Kenanga Research & Investment

IGB REIT OUTPERFORM - FY17 RNI Marginally Above Ours

kiasutrader
Publish date: Wed, 24 Jan 2018, 09:25 AM

FY17 realised net income (RNI) of RM303.4m came within market (103%), and marginally above our (106%), expectations. We believe the slight deviation from ours is due to low borrowing cost in 3Q17. FY17 GDPU of 9.76 sen is also above (106%). We make no changes to FY18E CNP of RM303.9m and introduce FY19E CNP of RM312.2m. Maintain OUTPERFORM and TP of RM1.87, on an unchanged spread of +1.2ppt to our MGS yield target of 4.00%.

FY17 realised net income (RNI) of RM303.4m came in within consensus (103%) but slightly above our expectation (106%). Top-line came in within ours at 98%, but we believe the slight deviation in our FY17E CNP was due to lower borrowing cost, especially in 3Q17 on a write-back of step-up interest from the fixed rate term loan. 4Q17 GDPU of 4.90 sen was declared, which included a 0.11 sen non-taxable portion, bringing FY17 GDPU to 9.76 sen. This was also above our FY17E target (106%) of 9.23 sen, implying 5.8% yield.

Results Highlights. YoY-Ytd, 4Q17 top-line was up by 3.5%, likely on positive rental reversions and year-end activities. However, RNI was up by a solid 9.2% on better RNI margins (+3.0ppt) due to lower financing cost on a write-back of step-up interest from the fixed-rate term loan which was settled in 3Q17. Group gearing was maintained at 0.23x.

QoQ, top-line was up 3.7% likely due to similar reasons mentioned above. However, RNI declined by 7.2% on; (i) lower NPI margins (- 2.0ppt) likely on higher cost for year-end activities, and (ii) higher financing cost (+137%) due to the write-back in 3Q17. 4Q17 also saw a fair value gain of RM40m from both assets. Note that IGBREIT does not provide segmental breakdown for MV and TGM.

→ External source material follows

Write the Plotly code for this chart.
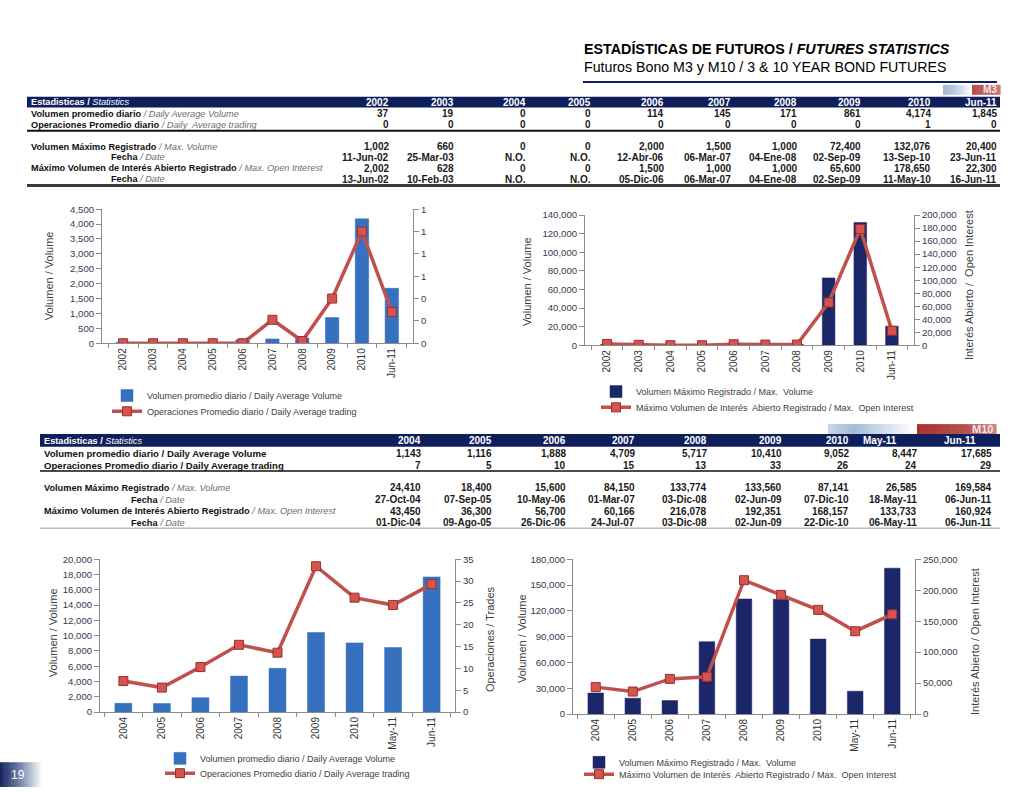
import plotly.graph_objects as go

# ---------------- DATA ----------------
m3_periods = ["2002", "2003", "2004", "2005", "2006", "2007", "2008", "2009", "2010", "Jun-11"]
m3_avg_volume = [37, 19, 0, 0, 114, 145, 171, 861, 4174, 1845]
m3_avg_trades_table = [0, 0, 0, 0, 0, 0, 0, 0, 1, 0]
m3_avg_trades_chart = [0.0, 0.0, 0.0, 0.0, 0.0, 0.21, 0.02, 0.40, 1.0, 0.28]
m3_max_volume = [1002, 660, 0, 0, 2000, 1500, 1000, 72400, 132076, 20400]
m3_max_volume_date = ["11-Jun-02", "25-Mar-03", "N.O.", "N.O.", "12-Abr-06", "06-Mar-07",
                      "04-Ene-08", "02-Sep-09", "13-Sep-10", "23-Jun-11"]
m3_max_oi = [2002, 628, 0, 0, 1500, 1000, 1000, 65600, 178650, 22300]
m3_max_oi_date = ["13-Jun-02", "10-Feb-03", "N.O.", "N.O.", "05-Dic-06", "06-Mar-07",
                  "04-Ene-08", "02-Sep-09", "11-May-10", "16-Jun-11"]

m10_periods = ["2004", "2005", "2006", "2007", "2008", "2009", "2010", "May-11", "Jun-11"]
m10_avg_volume = [1143, 1116, 1888, 4709, 5717, 10410, 9052, 8447, 17685]
m10_avg_trades_table = [7, 5, 10, 15, 13, 33, 26, 24, 29]
m10_avg_trades_chart = [7.1, 5.6, 10.3, 15.4, 13.6, 33.4, 26.2, 24.5, 29.3]
m10_max_volume = [24410, 18400, 15600, 84150, 133774, 133560, 87141, 26585, 169584]
m10_max_volume_date = ["27-Oct-04", "07-Sep-05", "10-May-06", "01-Mar-07", "03-Dic-08",
                       "02-Jun-09", "07-Dic-10", "18-May-11", "06-Jun-11"]
m10_max_oi = [43450, 36300, 56700, 60166, 216078, 192351, 168157, 133733, 160924]
m10_max_oi_date = ["01-Dic-04", "09-Ago-05", "26-Dic-06", "24-Jul-07", "03-Dic-08",
                   "02-Jun-09", "22-Dic-10", "06-May-11", "06-Jun-11"]

lbl_avg_vol = "Volumen promedio diario / Daily Average Volume"
lbl_avg_trd = "Operaciones Promedio diario / Daily Average trading"
lbl_max_vol = "Volumen Máximo Registrado / Max.  Volume"
lbl_max_oi = "Máximo Volumen de Interés  Abierto Registrado / Max.  Open Interest"

# ---------------- STYLE ----------------
W, H = 1024, 792
def px(x): return x / W
def py(y): return 1 - y / H

FONT = "Liberation Sans, Arial, sans-serif"
TFONT = "Liberation Sans Narrow, Arial Narrow, Liberation Sans, Arial, sans-serif"
BLUE = "#3571BF"
NAVY = "#1B2769"
RED = "#C0504D"
HEADER = "#0F1F5C"
AX = "#8C8C8C"
TICK = "#3F3350"
GRAY_IT = "#6E6E6E"

fig = go.Figure()

def line_trace(x, y, name, xa, ya, lg):
    return go.Scatter(x=x, y=y, name=name, mode="lines+markers", xaxis=xa, yaxis=ya, legend=lg,
                      line=dict(color=RED, width=3.5),
                      marker=dict(symbol="square", size=9, color="#D45450",
                                  line=dict(color="#9E2F2C", width=1)))

def bar_trace(x, y, name, xa, ya, lg, color, width):
    return go.Bar(x=x, y=y, name=name, xaxis=xa, yaxis=ya, legend=lg, width=width,
                  marker=dict(color=color, line=dict(color=color, width=0.5)))

fig.add_trace(bar_trace(m3_periods, m3_avg_volume, lbl_avg_vol, "x", "y", "legend", BLUE, 0.45))
fig.add_trace(line_trace(m3_periods, m3_avg_trades_chart, lbl_avg_trd, "x", "y2", "legend5"))
fig.add_trace(bar_trace(m3_periods, m3_max_volume, lbl_max_vol, "x2", "y3", "legend2", NAVY, 0.4))
fig.add_trace(line_trace(m3_periods, m3_max_oi, lbl_max_oi, "x2", "y4", "legend6"))
fig.add_trace(bar_trace(m10_periods, m10_avg_volume, lbl_avg_vol, "x3", "y5", "legend3", BLUE, 0.44))
fig.add_trace(line_trace(m10_periods, m10_avg_trades_chart, lbl_avg_trd, "x3", "y6", "legend7"))
fig.add_trace(bar_trace(m10_periods, m10_max_volume, lbl_max_vol, "x4", "y7", "legend4", NAVY, 0.42))
fig.add_trace(line_trace(m10_periods, m10_max_oi, lbl_max_oi, "x4", "y8", "legend8"))

def xax(x0, x1, ya):
    return dict(domain=[px(x0), px(x1)], anchor=ya, type="category", tickangle=-90,
                showline=True, linecolor=AX, linewidth=1, ticks="outside", tickson="boundaries",
                ticklen=4, tickcolor=AX, showgrid=False, fixedrange=True,
                tickfont=dict(family=FONT, size=10, color="#333333"))

def yax(y0, y1, xa, rng, dtick, fmt, right=False, overlay=None):
    d = dict(range=rng, dtick=dtick, tickformat=fmt, showline=True, linecolor=AX, linewidth=1,
             ticks="outside", ticklen=5, tickcolor=AX, showgrid=False, zeroline=False,
             fixedrange=True, anchor=xa, tickfont=dict(family=FONT, size=9.6, color=TICK))
    if right:
        d.update(side="right", overlaying=overlay)
    else:
        d.update(domain=[py(y0), py(y1)])
    return d

def legend(x_text, y_center):
    return dict(x=px(x_text - 40), y=py(y_center), xanchor="left", yanchor="middle",
                orientation="v", bgcolor="rgba(0,0,0,0)", itemwidth=30, tracegroupgap=0,
                font=dict(family=FONT, size=9, color="#404040"))

fig.update_layout(
    autosize=True, margin=dict(l=0, r=0, t=0, b=0),
    paper_bgcolor="white", plot_bgcolor="rgba(0,0,0,0)", bargap=0.5,
    xaxis=xax(102, 413, "y"),
    yaxis=yax(342, 206, "x", [0, 4500], 500, ","),
    yaxis2=yax(0, 0, "x", [0, 1.2], 0.2, ".0f", True, "y"),
    xaxis2=xax(585, 914, "y3"),
    yaxis3=yax(344, 212, "x2", [0, 140000], 20000, ","),
    yaxis4=yax(0, 0, "x2", [0, 200000], 20000, ",", True, "y3"),
    xaxis3=xax(100, 455, "y5"),
    yaxis5=yax(716, 561, "x3", [0, 20000], 2000, ","),
    yaxis6=yax(0, 0, "x3", [0, 35], 5, ",", True, "y5"),
    xaxis4=xax(573, 915, "y7"),
    yaxis7=yax(718, 561, "x4", [0, 180000], 30000, ","),
    yaxis8=yax(0, 0, "x4", [0, 250000], 50000, ",", True, "y7"),
    legend=legend(147, 395),
    legend5=legend(147, 411),
    legend2=legend(636, 391),
    legend6=legend(636, 407),
    legend3=legend(200, 763),
    legend7=legend(200, 778),
    legend4=legend(619, 767),
    legend8=legend(619, 779),
    showlegend=True,
)

ann = []
shapes = []

def text(x, y, s, size=10, color="#1a1a1a", xanchor="right", family=TFONT, angle=0):
    ann.append(dict(x=px(x), y=py(y), xref="paper", yref="paper", text=s, showarrow=False,
                    xanchor=xanchor, yanchor="middle", textangle=angle,
                    font=dict(family=family, size=size, color=color), borderpad=0))

def rect(x0, y0, x1, y1, color):
    shapes.append(dict(type="rect", xref="paper", yref="paper", x0=px(x0), x1=px(x1),
                       y0=py(y1), y1=py(y0), fillcolor=color, line=dict(width=0), layer="above"))

def hline(x0, x1, y, color, w):
    shapes.append(dict(type="line", xref="paper", yref="paper", x0=px(x0), x1=px(x1),
                       y0=py(y), y1=py(y), line=dict(color=color, width=w)))

def hexrgb(h):
    h = h.lstrip("#")
    return tuple(int(h[i:i + 2], 16) for i in (0, 2, 4))

def gradient(x0, x1, y0, y1, stops, n=40):
    step = (x1 - x0) / n
    for i in range(n):
        t = (i + 0.5) / n
        col = stops[-1][1]
        for j in range(len(stops) - 1):
            if stops[j][0] <= t <= stops[j + 1][0]:
                a, ca = stops[j]
                b, cb = stops[j + 1]
                f = (t - a) / (b - a) if b > a else 0
                c1, c2 = hexrgb(ca), hexrgb(cb)
                col = "rgb(%d,%d,%d)" % tuple(round(c1[k] + (c2[k] - c1[k]) * f) for k in range(3))
                break
        rect(x0 + i * step, y0, x0 + (i + 1) * step + 0.6, y1, col)

# ---------------- TITLE ----------------
text(583, 44, "<b>ESTADÍSTICAS DE FUTUROS / <i>FUTURES STATISTICS</i></b>", 14.3, "#000000", "left", FONT)
text(583, 62, "Futuros Bono M3 y M10 / 3 & 10 YEAR BOND FUTURES", 14.2, "#000000", "left", FONT)
hline(583, 997, 77, HEADER, 2)

gradient(943, 972, 80, 90, [(0, "#9FB6D4"), (0.35, "#B3C6DE"), (1, "#FFFFFF")], 20)
gradient(972, 1000, 80, 90, [(0, "#B84A48"), (1, "#C77A78")], 14)
text(998, 85, "<b>M3</b>", 10, "#F4E6E6", "right", FONT)

# ---------------- TABLE M3 ----------------
LS = 9.2
rect(27, 92, 1000, 103, HEADER)
text(30, 97.5, "<b>Estadisticas / </b><i>Statistics</i>", LS, "#FFFFFF", "left")
m3_cols = [390, 455, 527, 592, 665, 732, 798, 862, 932, 998]
for cx, p in zip(m3_cols, m3_periods):
    text(cx, 97.5, "<b>%s</b>" % p, 10, "#FFFFFF")

def lab(bold, it):
    return "<b>%s</b> <span style='color:%s'><i>%s</i></span>" % (bold, GRAY_IT, it)

text(30, 109.5, lab("Volumen promedio diario", "/ Daily Average Volume"), LS, "#111111", "left")
text(30, 120.5, lab("Operaciones Promedio diario", "/ Daily  Average trading"), LS, "#111111", "left")
text(30, 142.5, lab("Volumen Máximo Registrado", "/ Max. Volume"), LS, "#111111", "left")
text(138, 153.5, lab("Fecha", "/ Date"), LS, "#111111", "center")
text(30, 164.5, lab("Máximo Volumen de Interés Abierto Registrado", "/ Max. Open Interest"), LS, "#111111", "left")
text(138, 175.5, lab("Fecha", "/ Date"), LS, "#111111", "center")

def fmt(v):
    return "{:,}".format(v) if isinstance(v, int) else v

for i, cx in enumerate(m3_cols):
    text(cx, 109.5, "<b>%s</b>" % fmt(m3_avg_volume[i]))
    text(cx, 120.5, "<b>%s</b>" % fmt(m3_avg_trades_table[i]))
    text(cx, 142.5, "<b>%s</b>" % fmt(m3_max_volume[i]))
    text(cx, 153.5, "<b>%s</b>" % m3_max_volume_date[i])
    text(cx, 164.5, "<b>%s</b>" % fmt(m3_max_oi[i]))
    text(cx, 175.5, "<b>%s</b>" % m3_max_oi_date[i])
hline(27, 1000, 126.5, "#111111", 2)
hline(27, 1000, 182, "#3A3A3A", 3)

# ---------------- TABLE M10 ----------------
gradient(828, 914, 424, 434, [(0, "#C9D7E8"), (0.3, "#A3BBD8"), (1, "#FFFFFF")], 40)
gradient(917, 996, 424, 434, [(0, "#A8302F"), (0.6, "#B4504E"), (1, "#C88A88")], 30)
text(994, 429, "<b>M10</b>", 11, "#F4E6E6", "right", FONT)

rect(40, 434, 1000, 447, HEADER)
text(43, 441, "<b>Estadisticas / </b><i>Statistics</i>", LS, "#FFFFFF", "left")
m10_cols = [422, 493, 567, 636, 708, 783, 850, 918, 993]
m10_head = [422, 493, 567, 636, 708, 783, 850, 898, 977]
for cx, p in zip(m10_head, m10_periods):
    text(cx, 441, "<b>%s</b>" % p, 10, "#FFFFFF")

text(43, 453.5, "<b>Volumen promedio diario / Daily Average Volume</b>", 9.6, "#111111", "left")
text(43, 466, "<b>Operaciones Promedio diario / Daily Average trading</b>", 9.6, "#111111", "left")
text(43, 488.5, lab("Volumen Máximo Registrado", "/ Max. Volume"), LS, "#111111", "left")
text(158, 500.5, lab("Fecha", "/ Date"), LS, "#111111", "center")
text(43, 512.5, lab("Máximo Volumen de Interés Abierto Registrado", "/ Max. Open Interest"), LS, "#111111", "left")
text(158, 524, lab("Fecha", "/ Date"), LS, "#111111", "center")
for i, cx in enumerate(m10_cols):
    text(cx, 453.5, "<b>%s</b>" % fmt(m10_avg_volume[i]))
    text(cx, 466, "<b>%s</b>" % fmt(m10_avg_trades_table[i]))
    text(cx, 488.5, "<b>%s</b>" % fmt(m10_max_volume[i]))
    text(cx, 500.5, "<b>%s</b>" % m10_max_volume_date[i])
    text(cx, 512.5, "<b>%s</b>" % fmt(m10_max_oi[i]))
    text(cx, 524, "<b>%s</b>" % m10_max_oi_date[i])
hline(40, 1000, 471.5, "#111111", 1.5)
hline(40, 1000, 529.5, "#9A9A9A", 1)

# ---------------- AXIS TITLES ----------------
text(49, 274, "Volumen / Volume", 11, "#404040", "center", FONT, -90)
text(527, 280, "Volumen / Volume", 11, "#404040", "center", FONT, -90)
text(969, 283, "Interés Abierto /  Open Interest", 11, "#404040", "center", FONT, -90)
text(53, 636, "Volumen / Volume", 11, "#404040", "center", FONT, -90)
text(490, 642, "Operaciones / Trades", 11, "#404040", "center", FONT, -90)
text(522, 642, "Volumen / Volume", 11, "#404040", "center", FONT, -90)
text(975, 645, "Interés Abierto / Open Interest", 11, "#404040", "center", FONT, -90)

# ---------------- PAGE NUMBER ----------------
gradient(0, 42, 767, 792, [(0, "#14235E"), (0.45, "#6F7DA6"), (1, "#FFFFFF")], 30)
text(18, 780, "19", 12, "#FFFFFF", "center", FONT)

fig.update_layout(annotations=ann, shapes=shapes)
fig.write_html(
    "out.html",
    default_width="100vw",
    default_height="100vh",
    config={"displayModeBar": False, "responsive": True},
    post_script=(
        "document.documentElement.style.margin='0';document.body.style.margin='0';"
        "document.documentElement.style.overflow='hidden';document.body.style.overflow='hidden';"
        "var d=document.getElementById('{plot_id}');d.style.position='fixed';"
        "d.style.left='0px';d.style.top='0px';d.style.width='100vw';d.style.height='100vh';"
        "window.Plotly.Plots.resize(d);"
    ),
)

Outlook. We expect minimal capex of RM15-25m on minor refurbishments and upkeep of both malls. FY18 will see 37% and 18% of MV and TGM’s NLAs up for expiry, while FY19 will see 23% and 44% of MV and TGM’s NLAs up for expiry. We believe the group should be able to achieve higher base rental reversions vs. peers as their mall rental rates have a higher component of turnover rent. We do not expect any acquisitions in the near-term. Southkey Mall in Johor is slated for completion in 2H18, but we expect the acquisition to only post one reversion cycle, likely by FY21.

Maintain FY18E CNP of RM303.9m and introduce FY19E CNP of RM312.2m. We anticipate rental reversions of 15-9% for both assets for FY18-19, as we are more conservative going in to FY19. Our FY18-19E GDPU of 9.7-9.9 sen (NDPU of 8.7-8.9 sen), suggest gross yields of 6.0-6.1% (net yields of 5.4-5.5%).

Maintain OUTPERFORM and TP of RM1.87. We maintain our TP based on FY18E GDPS/NDPS of 9.7 sen/8.7 sen, and on an unchanged +1.2ppt spread to our 10-year MGS yield target of 4.00%. We maintain our OUTPERFORM call at current levels, as IGBREIT is commanding attractive gross yield of 6.0% vs. other predominantly retail-based MREITs’ average gross yields of 5.7%, on the back of consistently strong earnings. Going forward, we are comfortable with our call, as the REIT is backed by prime asset positioning and asset stability coupled with sustained strong occupancy (>99%) on doubledigit to high single-digit reversions, which provide a safety haven for investors.